:: Records supplied

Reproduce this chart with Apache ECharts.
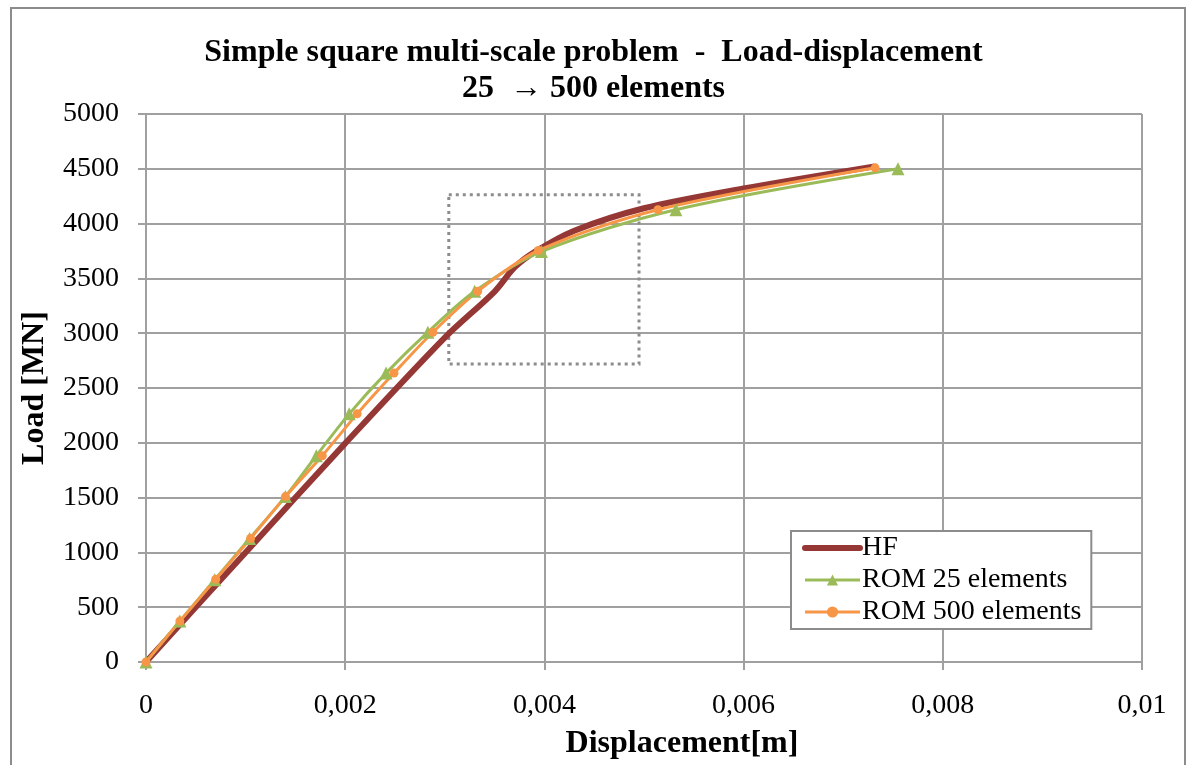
<!DOCTYPE html>
<html>
<head>
<meta charset="utf-8">
<title>Load-displacement</title>
<script src="https://cdn.jsdelivr.net/npm/echarts@6/dist/echarts.min.js"></script>
<style>
  html, body { margin: 0; padding: 0; background: #fff; overflow: hidden; }
  #frame {
    position: absolute; left: 10px; top: 7px; width: 1176px; height: 800px;
    border: 2px solid #8c8c8c; box-sizing: border-box;
  }
  #chart { position: absolute; left: 0; top: 0; width: 1187px; height: 765px; }
</style>
</head>
<body>
<div id="frame"></div>
<div id="chart"></div>
<script>
// [displacement m, load MN]
const hf = [
  [0, 0], [0.001, 1000], [0.002, 1995], [0.003, 2960], [0.0035, 3380],
  [0.0037, 3600], [0.0039, 3740], [0.0043, 3935], [0.005, 4140],
  [0.006, 4320], [0.0073, 4520]
];
const rom25 = [
  [0, 0], [0.00034, 373], [0.00069, 750], [0.00104, 1127], [0.0014, 1509],
  [0.00171, 1882], [0.00204, 2264], [0.00241, 2636], [0.00283, 3009],
  [0.0033, 3382], [0.00397, 3745], [0.00532, 4127], [0.00755, 4500]
];
const rom500 = [
  [0, 0], [0.00034, 373], [0.0007, 755], [0.00105, 1127], [0.0014, 1509],
  [0.00177, 1882], [0.00212, 2264], [0.00249, 2636], [0.00288, 3009],
  [0.00333, 3382], [0.00394, 3755], [0.00514, 4127], [0.00732, 4509]
];
const xTickLabels = ["0", "0,002", "0,004", "0,006", "0,008", "0,01"];
// zoom box corners [displacement, load]
const zoomBox = [[0.00304, 4264], [0.00495, 2718]];

const font = "'Liberation Serif', 'Times New Roman', serif";
const gridGray = "#a0a0a0";

const chart = echarts.init(document.getElementById("chart"));
const option = {
  animation: false,
  title: {
    text: "Simple square multi-scale problem  -  Load-displacement\n25  \u2192 500 elements",
    left: "center",
    top: 30,
    textStyle: { fontFamily: font, fontSize: 32, fontWeight: "bold", color: "#000", lineHeight: 36 },
  },
  grid: { left: 146, right: 45, top: 114, bottom: 101 },
  legend: {
    orient: "vertical",
    left: 791,
    top: 531,
    backgroundColor: "#fff",
    borderColor: "#8c8c8c",
    borderWidth: 2,
    borderRadius: 0,
    padding: [3, 10, 3, 11],
    itemGap: 4,
    itemWidth: 55,
    itemHeight: 14,
    textStyle: { fontFamily: font, fontSize: 28, color: "#000", padding: [0, 0, 0, -3] },
    data: [
      { name: "HF", itemStyle: { opacity: 0 }, lineStyle: { width: 6, cap: "round" } },
      { name: "ROM 25 elements", lineStyle: { width: 3 } },
      { name: "ROM 500 elements", lineStyle: { width: 3 } },
    ],
  },
  xAxis: {
    type: "value",
    min: 0,
    max: 0.01,
    interval: 0.002,
    name: "Displacement[m]",
    nameLocation: "middle",
    nameGap: 66,
    nameTextStyle: { fontFamily: font, fontSize: 32, fontWeight: "bold", color: "#000", padding: [0, 0, 0, 76] },
    axisLine: { lineStyle: { color: gridGray, width: 2 } },
    axisTick: { show: true, length: 8, lineStyle: { color: gridGray, width: 2 } },
    axisLabel: {
      fontFamily: font, fontSize: 28, color: "#000", margin: 30,
      formatter: (v) => xTickLabels[Math.round(v / 0.002)],
    },
    splitLine: { lineStyle: { color: gridGray, width: 2 } },
  },
  yAxis: {
    type: "value",
    min: 0,
    max: 5000,
    interval: 500,
    name: "Load [MN]",
    nameLocation: "middle",
    nameGap: 95,
    nameTextStyle: { fontFamily: font, fontSize: 32, fontWeight: "bold", color: "#000" },
    axisLine: { show: true, lineStyle: { color: gridGray, width: 2 } },
    axisTick: { show: true, length: 8, lineStyle: { color: gridGray, width: 2 } },
    axisLabel: { fontFamily: font, fontSize: 28, color: "#000", margin: 27, formatter: (v) => String(v) },
    splitLine: { lineStyle: { color: gridGray, width: 2 } },
  },
  series: [
    {
      name: "HF",
      type: "line",
      data: hf,
      smooth: 0.3,
      symbol: "none",
      color: "#953735",
      lineStyle: { width: 6, color: "#953735", cap: "round" },
      markArea: {
        silent: true,
        itemStyle: { color: "rgba(0,0,0,0)", borderColor: "#8c8c8c", borderWidth: 3, borderType: [3, 4] },
        data: [[{ coord: zoomBox[0] }, { coord: zoomBox[1] }]],
      },
    },
    {
      name: "ROM 25 elements",
      type: "line",
      data: rom25,
      smooth: 0.3,
      symbol: "triangle",
      symbolSize: 13,
      color: "#9bbb59",
      lineStyle: { width: 3, color: "#9bbb59" },
      itemStyle: { color: "#9bbb59" },
    },
    {
      name: "ROM 500 elements",
      type: "line",
      data: rom500,
      smooth: 0.3,
      symbol: "circle",
      symbolSize: 9,
      color: "#f79646",
      lineStyle: { width: 3, color: "#f79646" },
      itemStyle: { color: "#f79646" },
    },
  ],
};
chart.setOption(option);
</script>
</body>
</html>
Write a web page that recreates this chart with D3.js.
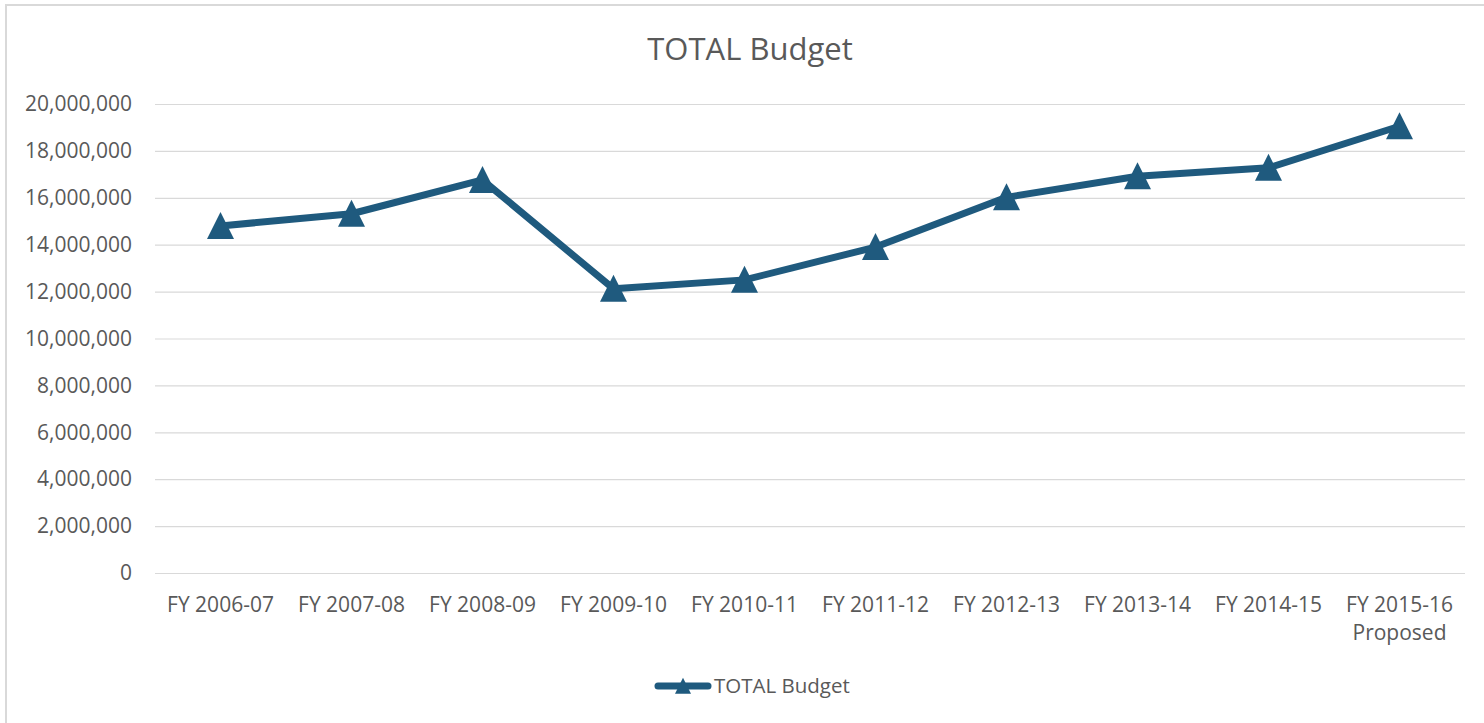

::::

### Task brief
Take the listing and print it again exactly, but without any pictures.

### Answer in full
Reproduce this chart with Apache ECharts.
<!DOCTYPE html>
<html>
<head>
<meta charset="utf-8">
<title>Load-displacement</title>
<script src="https://cdn.jsdelivr.net/npm/echarts@6/dist/echarts.min.js"></script>
<style>
  html, body { margin: 0; padding: 0; background: #fff; overflow: hidden; }
  #frame {
    position: absolute; left: 10px; top: 7px; width: 1176px; height: 800px;
    border: 2px solid #8c8c8c; box-sizing: border-box;
  }
  #chart { position: absolute; left: 0; top: 0; width: 1187px; height: 765px; }
</style>
</head>
<body>
<div id="frame"></div>
<div id="chart"></div>
<script>
// [displacement m, load MN]
const hf = [
  [0, 0], [0.001, 1000], [0.002, 1995], [0.003, 2960], [0.0035, 3380],
  [0.0037, 3600], [0.0039, 3740], [0.0043, 3935], [0.005, 4140],
  [0.006, 4320], [0.0073, 4520]
];
const rom25 = [
  [0, 0], [0.00034, 373], [0.00069, 750], [0.00104, 1127], [0.0014, 1509],
  [0.00171, 1882], [0.00204, 2264], [0.00241, 2636], [0.00283, 3009],
  [0.0033, 3382], [0.00397, 3745], [0.00532, 4127], [0.00755, 4500]
];
const rom500 = [
  [0, 0], [0.00034, 373], [0.0007, 755], [0.00105, 1127], [0.0014, 1509],
  [0.00177, 1882], [0.00212, 2264], [0.00249, 2636], [0.00288, 3009],
  [0.00333, 3382], [0.00394, 3755], [0.00514, 4127], [0.00732, 4509]
];
const xTickLabels = ["0", "0,002", "0,004", "0,006", "0,008", "0,01"];
// zoom box corners [displacement, load]
const zoomBox = [[0.00304, 4264], [0.00495, 2718]];

const font = "'Liberation Serif', 'Times New Roman', serif";
const gridGray = "#a0a0a0";

const chart = echarts.init(document.getElementById("chart"));
const option = {
  animation: false,
  title: {
    text: "Simple square multi-scale problem  -  Load-displacement\n25  \u2192 500 elements",
    left: "center",
    top: 30,
    textStyle: { fontFamily: font, fontSize: 32, fontWeight: "bold", color: "#000", lineHeight: 36 },
  },
  grid: { left: 146, right: 45, top: 114, bottom: 101 },
  legend: {
    orient: "vertical",
    left: 791,
    top: 531,
    backgroundColor: "#fff",
    borderColor: "#8c8c8c",
    borderWidth: 2,
    borderRadius: 0,
    padding: [3, 10, 3, 11],
    itemGap: 4,
    itemWidth: 55,
    itemHeight: 14,
    textStyle: { fontFamily: font, fontSize: 28, color: "#000", padding: [0, 0, 0, -3] },
    data: [
      { name: "HF", itemStyle: { opacity: 0 }, lineStyle: { width: 6, cap: "round" } },
      { name: "ROM 25 elements", lineStyle: { width: 3 } },
      { name: "ROM 500 elements", lineStyle: { width: 3 } },
    ],
  },
  xAxis: {
    type: "value",
    min: 0,
    max: 0.01,
    interval: 0.002,
    name: "Displacement[m]",
    nameLocation: "middle",
    nameGap: 66,
    nameTextStyle: { fontFamily: font, fontSize: 32, fontWeight: "bold", color: "#000", padding: [0, 0, 0, 76] },
    axisLine: { lineStyle: { color: gridGray, width: 2 } },
    axisTick: { show: true, length: 8, lineStyle: { color: gridGray, width: 2 } },
    axisLabel: {
      fontFamily: font, fontSize: 28, color: "#000", margin: 30,
      formatter: (v) => xTickLabels[Math.round(v / 0.002)],
    },
    splitLine: { lineStyle: { color: gridGray, width: 2 } },
  },
  yAxis: {
    type: "value",
    min: 0,
    max: 5000,
    interval: 500,
    name: "Load [MN]",
    nameLocation: "middle",
    nameGap: 95,
    nameTextStyle: { fontFamily: font, fontSize: 32, fontWeight: "bold", color: "#000" },
    axisLine: { show: true, lineStyle: { color: gridGray, width: 2 } },
    axisTick: { show: true, length: 8, lineStyle: { color: gridGray, width: 2 } },
    axisLabel: { fontFamily: font, fontSize: 28, color: "#000", margin: 27, formatter: (v) => String(v) },
    splitLine: { lineStyle: { color: gridGray, width: 2 } },
  },
  series: [
    {
      name: "HF",
      type: "line",
      data: hf,
      smooth: 0.3,
      symbol: "none",
      color: "#953735",
      lineStyle: { width: 6, color: "#953735", cap: "round" },
      markArea: {
        silent: true,
        itemStyle: { color: "rgba(0,0,0,0)", borderColor: "#8c8c8c", borderWidth: 3, borderType: [3, 4] },
        data: [[{ coord: zoomBox[0] }, { coord: zoomBox[1] }]],
      },
    },
    {
      name: "ROM 25 elements",
      type: "line",
      data: rom25,
      smooth: 0.3,
      symbol: "triangle",
      symbolSize: 13,
      color: "#9bbb59",
      lineStyle: { width: 3, color: "#9bbb59" },
      itemStyle: { color: "#9bbb59" },
    },
    {
      name: "ROM 500 elements",
      type: "line",
      data: rom500,
      smooth: 0.3,
      symbol: "circle",
      symbolSize: 9,
      color: "#f79646",
      lineStyle: { width: 3, color: "#f79646" },
      itemStyle: { color: "#f79646" },
    },
  ],
};
chart.setOption(option);
</script>
</body>
</html>
Write a web page that recreates this chart with D3.js.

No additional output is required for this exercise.